The idea here is to treat the front of the truck as a system and the back of the truck as another system. While charging, driving down the road, they may be connected as one, but once stopped they are independent. In this way you should be able to assure you can start the truck, be able to charge all the batteries and be able to monitor what is going on at any time.

[zgerbic]

Just to be clear...

...related to your starting battery and separately monitor...
should be
...related to your starting battery and a display to separately monitor...

Each system independently displays the charge and discharge for its batteries. While this may see a bit like overkill, but considering your investment in batteries/alternator/wire, and criticality of having the AC/concentrator working, you should make it easy to understand if it is all working as possible.

[GoodiePop]

This is excellent!! Thank you for taking the time to explain this in as great of detail as you have. I planned on using this morning to go out there and do all of this wiring, as we're only supposed to get up to 90 degrees today. I'm going to print all of this out, take pictures as I go, and post back on here the results. I'm sure I'll be successful. Be back soon!

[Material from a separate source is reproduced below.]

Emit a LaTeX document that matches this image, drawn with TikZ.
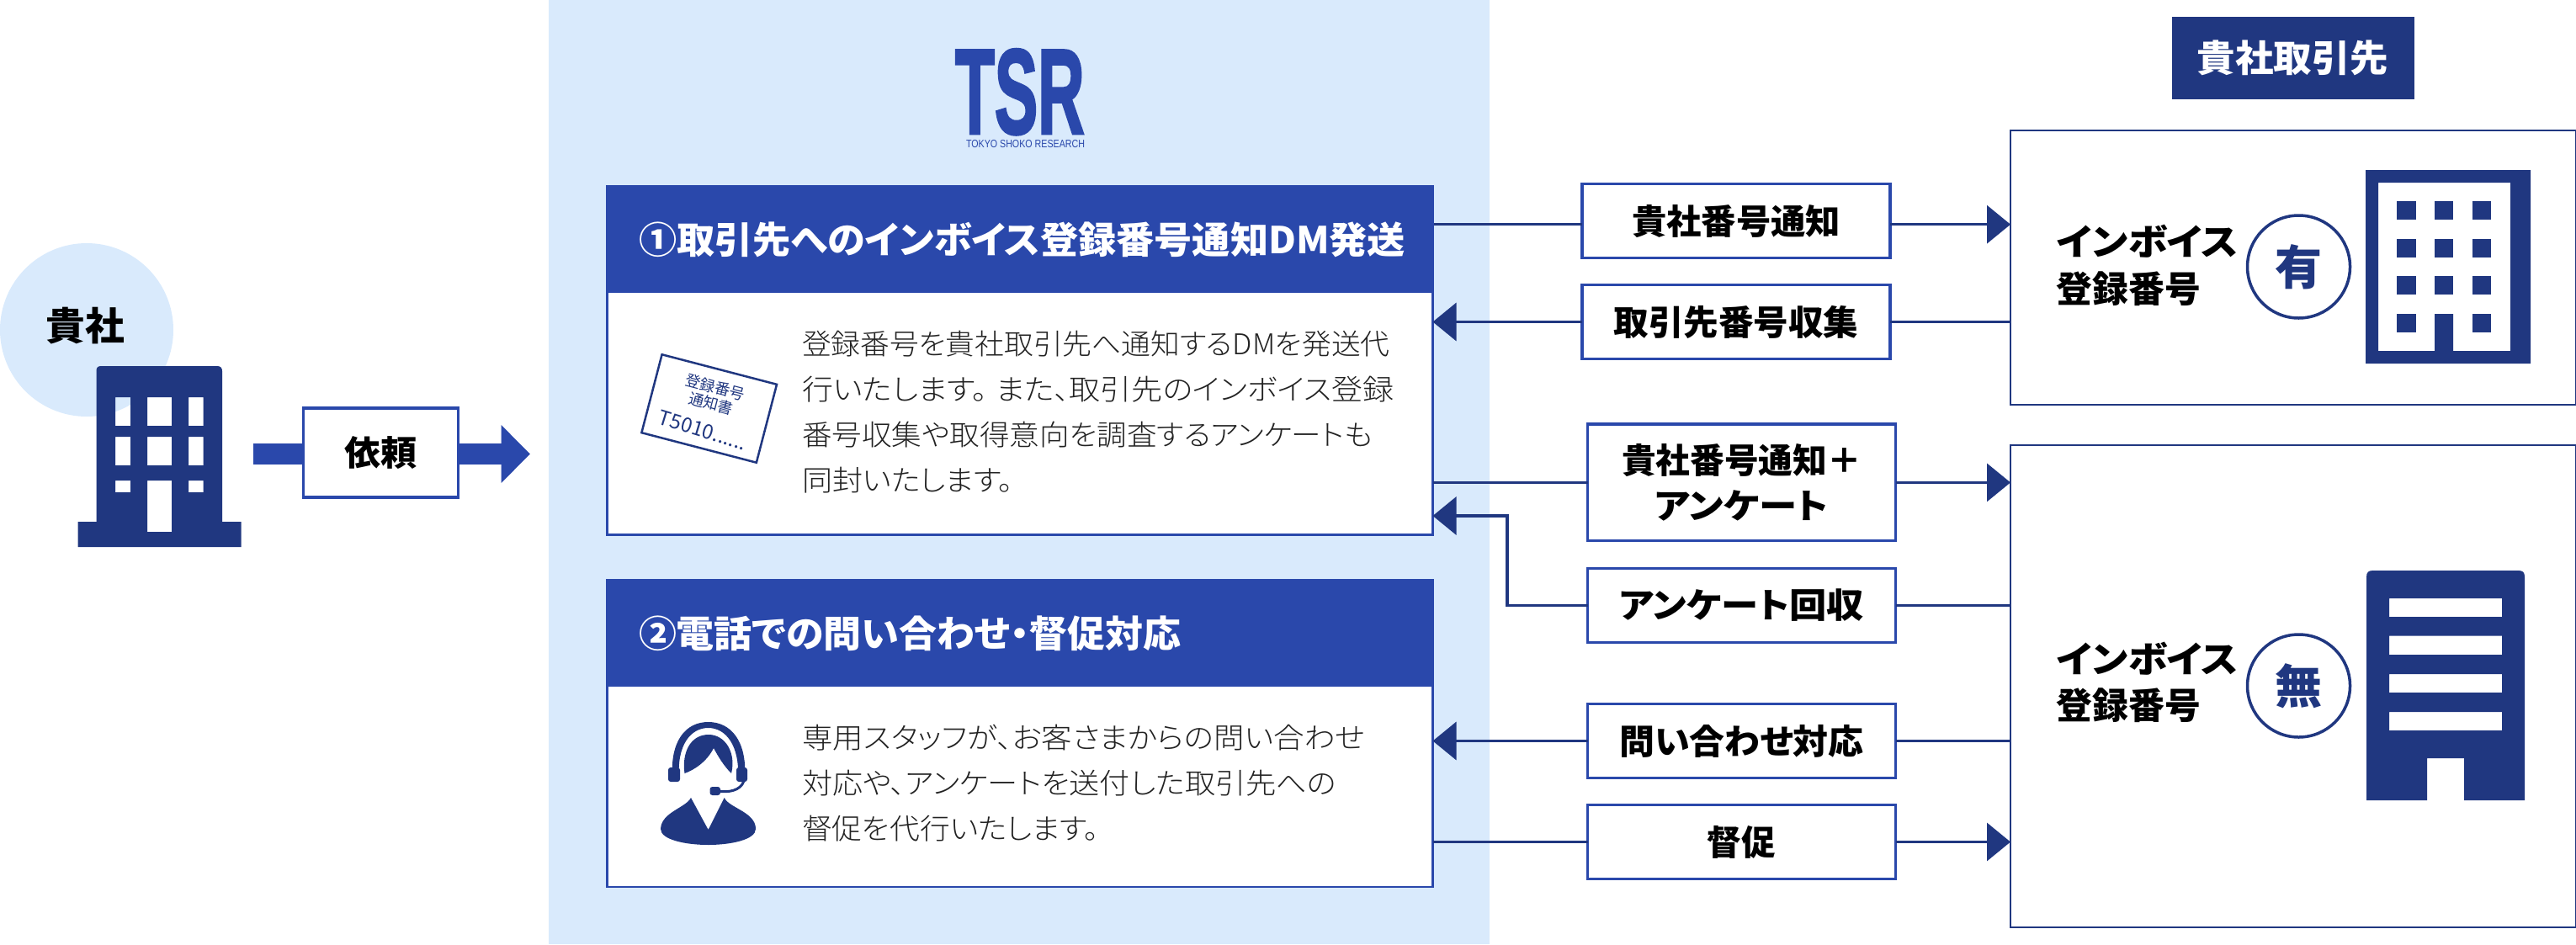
\documentclass[tikz,border=0pt]{standalone}
\usepackage{graphicx}
\usepackage{fontspec}
\usetikzlibrary{arrows.meta}
\setmainfont{Noto Sans CJK JP}[RawFeature=+palt]
\newfontfamily\logofont{Liberation Sans}
\newfontfamily\logoheavy{Liberation Sans}[BoldFeatures={FakeBold=2.5}]
\newfontfamily\lightjp{Noto Sans CJK JP Light}[RawFeature=+palt]
\definecolor{navy}{HTML}{203780}
\definecolor{royal}{HTML}{2A48AB}
\definecolor{pale}{HTML}{D9EAFC}
\definecolor{bodyink}{HTML}{222222}
\newcommand{\fitw}[2]{\resizebox{#1pt}{\height}{#2}}
\newcommand{\fs}[1]{\fontsize{#1}{#1}\selectfont}
\tikzset{
  every node/.style={inner sep=0pt,outer sep=0pt},
  lab/.style={draw=royal,line width=3.5pt,fill=white,align=center,text=black,font=\fs{41}\bfseries},
  frame/.style={draw=navy,line width=2.5pt,fill=white},
  card/.style={draw=royal,line width=2.5pt,fill=white},
  band/.style={fill=royal},
  headtext/.style={anchor=west,text=white,font=\fs{44}\bfseries},
  bodyline/.style={anchor=west,text=bodyink,font=\lightjp\fs{34}},
  invtext/.style={anchor=west,text=black,font=\fs{43}\bfseries},
  badge/.style={circle,draw=navy,line width=3.5pt,fill=white,minimum size=122pt,text=navy,font=\fs{56}\bfseries},
  wire/.style={draw=navy,line width=3.5pt},
  tipped/.style={wire,-{Triangle[length=28pt,width=45pt]}},
}
\begin{document}
\begin{tikzpicture}[x=1pt,y=-1pt]
\useasboundingbox (0,0) rectangle (3061,1122);
% panel
\node[fill=pale,minimum width=1118pt,minimum height=1122pt] (panel) at (1211,561) {};
% client circle and building
\node[circle,fill=pale,minimum size=206pt] (clientc) at (103,392) {};
\node[text=black,font=\fs{46}\bfseries] (clientt) at (101.5,386.7) {\fitw{93.5}{貴社}};
\fill[navy,even odd rule] (92.6,620) -- (114.5,620) -- (114.5,441) .. controls (114.5,437) and (116,435) .. (120,435) -- (258,435) .. controls (262,435) and (264,437) .. (264,441) -- (264,620) -- (286.6,620) -- (286.6,650) -- (92.6,650) -- cycle
  (137,472) rectangle (155,506) (175,472) rectangle (204,506) (224,472) rectangle (241.6,506)
  (137,519) rectangle (155,553) (175,519) rectangle (204,553) (224,519) rectangle (241.6,553)
  (137,571) rectangle (155,585) (175,571) rectangle (204,632) (224,571) rectangle (241.6,585);
% request arrow
\coordinate (reqs) at (300.5,539.5);
\coordinate (reqt) at (630,539.5);
\draw[royal,line width=25pt,-{Triangle[length=34.5pt,width=67pt]}] (reqs) -- (reqt);
\node[lab,minimum width=184pt,minimum height=106pt] (req) at (452.5,538) {\fitw{86}{依頼}};
% logo
\node[text=royal,anchor=south west] (logo) at (1135,160) {\resizebox{153.6pt}{100pt}{\logoheavy\bfseries TSR}};
\node[text=royal] (logosub) at (1218.5,171) {\fitw{141}{\logofont\fs{13}TOKYO SHOKO RESEARCH}};
% card 1
\node[card,minimum width=981pt,minimum height=414pt] (card1) at (1212,428.5) {};
\node[band,minimum width=984pt,minimum height=127.5pt] (hdr1) at (1212,283.75) {};
\node[headtext] (h1) at (759,285) {\fitw{911}{①取引先へのインボイス登録番号通知DM発送}};
\node[bodyline] (b11) at (953,409) {\fitw{698.5}{登録番号を貴社取引先へ通知するDMを発送代}};
\node[bodyline] (b12) at (953,463) {\fitw{703.6}{行いたします。\hspace{9pt}また、取引先のインボイス登録}};
\node[bodyline] (b13) at (953,517) {\fitw{678}{番号収集や取得意向を調査するアンケートも}};
\node[bodyline] (b14) at (953,571) {\fitw{251}{同封いたします。}};
% notice document
\node[draw=navy,line width=2.5pt,fill=white,minimum width=141pt,minimum height=96pt,rotate=-14.6] (doc) at (842.7,485.5) {};
\node[text=navy,rotate=-14.6,font=\fs{18}] (d1) at (850,460) {登録番号};
\node[text=navy,rotate=-14.6,font=\fs{18}] (d2) at (845,479.5) {通知書};
\node[text=navy,rotate=-17,font=\fs{24}] (d3) at (835,511) {T5010......};
% card 2
\node[card,minimum width=981pt,minimum height=365pt] (card2) at (1212,871.5) {};
\node[band,minimum width=984pt,minimum height=128pt] (hdr2) at (1212,752) {};
\node[headtext] (h2) at (759,753) {\fitw{644}{②電話での問い合わせ・督促対応}};
\node[bodyline] (b21) at (953,877) {\fitw{668.6}{専用スタッフが、お客さまからの問い合わせ}};
\node[bodyline] (b22) at (953,931) {\fitw{634.8}{対応や、アンケートを送付した取引先への}};
\node[bodyline] (b23) at (953,985) {\fitw{353}{督促を代行いたします。}};
% agent icon
\fill[navy] (799,925) .. controls (796,880) and (815,858) .. (841.6,858) .. controls (868,858) and (888,880) .. (885,925) -- (877,925) .. controls (879,885) and (862,865) .. (841.6,865) .. controls (821,865) and (804,885) .. (807,925) -- cycle;
\fill[navy] (848,889) .. controls (840,905) and (825,915) .. (813.5,919) .. controls (810,895) and (820,873) .. (842,873) .. controls (862,873) and (875,895) .. (869,919) .. controls (860,910) and (854,900) .. (848,889) -- cycle;
\fill[navy,rounded corners=3pt] (794,912) rectangle (808,929);
\fill[navy,rounded corners=3pt] (875,912) rectangle (888,929);
\draw[navy,line width=3pt] (884,928) .. controls (880,940) and (865,942) .. (853,940);
\fill[navy,rounded corners=3pt] (843.5,935) rectangle (856,945);
\fill[navy] (821,948) .. controls (815,960) and (786,965) .. (785,985) .. controls (785,998) and (815,1004) .. (841.6,1004) .. controls (868,1004) and (898,998) .. (898,985) .. controls (898,965) and (866,960) .. (860.7,948) -- (841.6,986) -- cycle;
% customers
\node[fill=navy,minimum width=288pt,minimum height=97.7pt,text=white,font=\fs{44}\bfseries] (cust) at (2724.5,68.85) {\fitw{227.7}{貴社取引先}};
\node[frame,minimum width=672pt,minimum height=326pt] (rb1) at (2725,318) {};
\node[frame,minimum width=672pt,minimum height=573pt] (rb2) at (2725,815.5) {};
\node[invtext] (i11) at (2443.5,287) {\fitw{216.5}{インボイス}};
\node[invtext] (i12) at (2443.5,342.7) {\fitw{171.5}{登録番号}};
\node[invtext] (i21) at (2443.5,783) {\fitw{216.5}{インボイス}};
\node[invtext] (i22) at (2443.5,838.4) {\fitw{171.5}{登録番号}};
\node[badge] (yes) at (2731.5,317) {\raisebox{3pt}{有}};
\node[badge] (no) at (2731.5,815) {\raisebox{3pt}{無}};
% company building (registered)
\fill[navy,even odd rule] (2811,202) rectangle (3007,432)
 (2826,217) -- (2983,217) -- (2983,417) -- (2915,417) -- (2915,373) -- (2893,373) -- (2893,417) -- (2826,417) -- cycle;
\foreach \yy in {239,283.7,328}{
  \fill[navy] (2848.4,\yy) rectangle +(22.6,22.4);
  \fill[navy] (2893,\yy) rectangle +(22.4,22.4);
  \fill[navy] (2937.7,\yy) rectangle +(22.4,22.4);
}
\fill[navy] (2848.4,373) rectangle +(22.6,22.4);
\fill[navy] (2937.7,373) rectangle +(22.4,22.4);
% company building (unregistered)
\fill[navy,even odd rule] (2812,951) -- (2812,686) .. controls (2812,680) and (2814,678) .. (2820,678) -- (2992,678) .. controls (2998,678) and (3000,680) .. (3000,686) -- (3000,951) -- (2928,951) -- (2928,901) -- (2884,901) -- (2884,951) -- cycle
 (2839,711) rectangle (2973,733) (2839,755.7) rectangle (2973,778) (2839,801) rectangle (2973,823) (2839,846) rectangle (2973,868);
% labels
\node[lab,minimum width=366pt,minimum height=88pt] (a) at (2063,262.7) {\fitw{248}{貴社番号通知}};
\node[lab,minimum width=366pt,minimum height=88pt] (b) at (2063,382.5) {\raisebox{2pt}{\fitw{291}{取引先番号収集}}};
\node[lab,minimum width=366pt,minimum height=138.5pt] (c) at (2069.5,573.4) {\fitw{285}{貴社番号通知＋}\\[13pt]\fitw{206.6}{アンケート}};
\node[lab,minimum width=366pt,minimum height=88pt] (d) at (2069.5,719.5) {\fitw{290.4}{アンケート回収}};
\node[lab,minimum width=366pt,minimum height=88pt] (e) at (2069.5,880.5) {\raisebox{2pt}{\fitw{290.4}{問い合わせ対応}}};
\node[lab,minimum width=366pt,minimum height=88pt] (f) at (2069.5,1000.5) {\fitw{81.6}{督促}};
% connectors
\draw[wire] ([yshift=-4pt]a.west -| hdr1.east) -- ([yshift=-4pt]a.west);
\draw[tipped] ([yshift=-4pt]a.east) -- ([yshift=-4pt]a.east -| rb1.west);
\draw[wire] (b.east) -- (b.east -| rb1.west);
\draw[tipped] (b.west) -- (b.west -| card1.east);
\draw[wire] (c.west -| card1.east) -- (c.west);
\draw[tipped] (c.east) -- (c.east -| rb2.west);
\draw[wire] (d.east) -- (d.east -| rb2.west);
\coordinate (elbow) at (1791,719.5);
\coordinate (elbowtop) at (1791,613);
\draw[wire,-{Triangle[length=28pt,width=45pt]},line join=miter] (d.west) -- (elbow) -- (elbowtop) -- (elbowtop -| card1.east);
\draw[wire] (e.east) -- (e.east -| rb2.west);
\draw[tipped] (e.west) -- (e.west -| card2.east);
\draw[wire] (f.west -| card2.east) -- (f.west);
\draw[tipped] (f.east) -- (f.east -| rb2.west);
\end{tikzpicture}
\end{document}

And yes, you are correct in having an investment here. I'm in this $1700 now, and I know I could have bought a knee-knocker A/C unit, but that would have meant having to install an A/C compressor on my engine, and that was entirely what I wanted to avoid. My engine, even with the Banks turbo, is only around 220hp. To add another component to the engine that would drag hp and fuel mileage away from it was something I had to avoid. I'm getting 21 mpg now, so I didn't want to disturb that.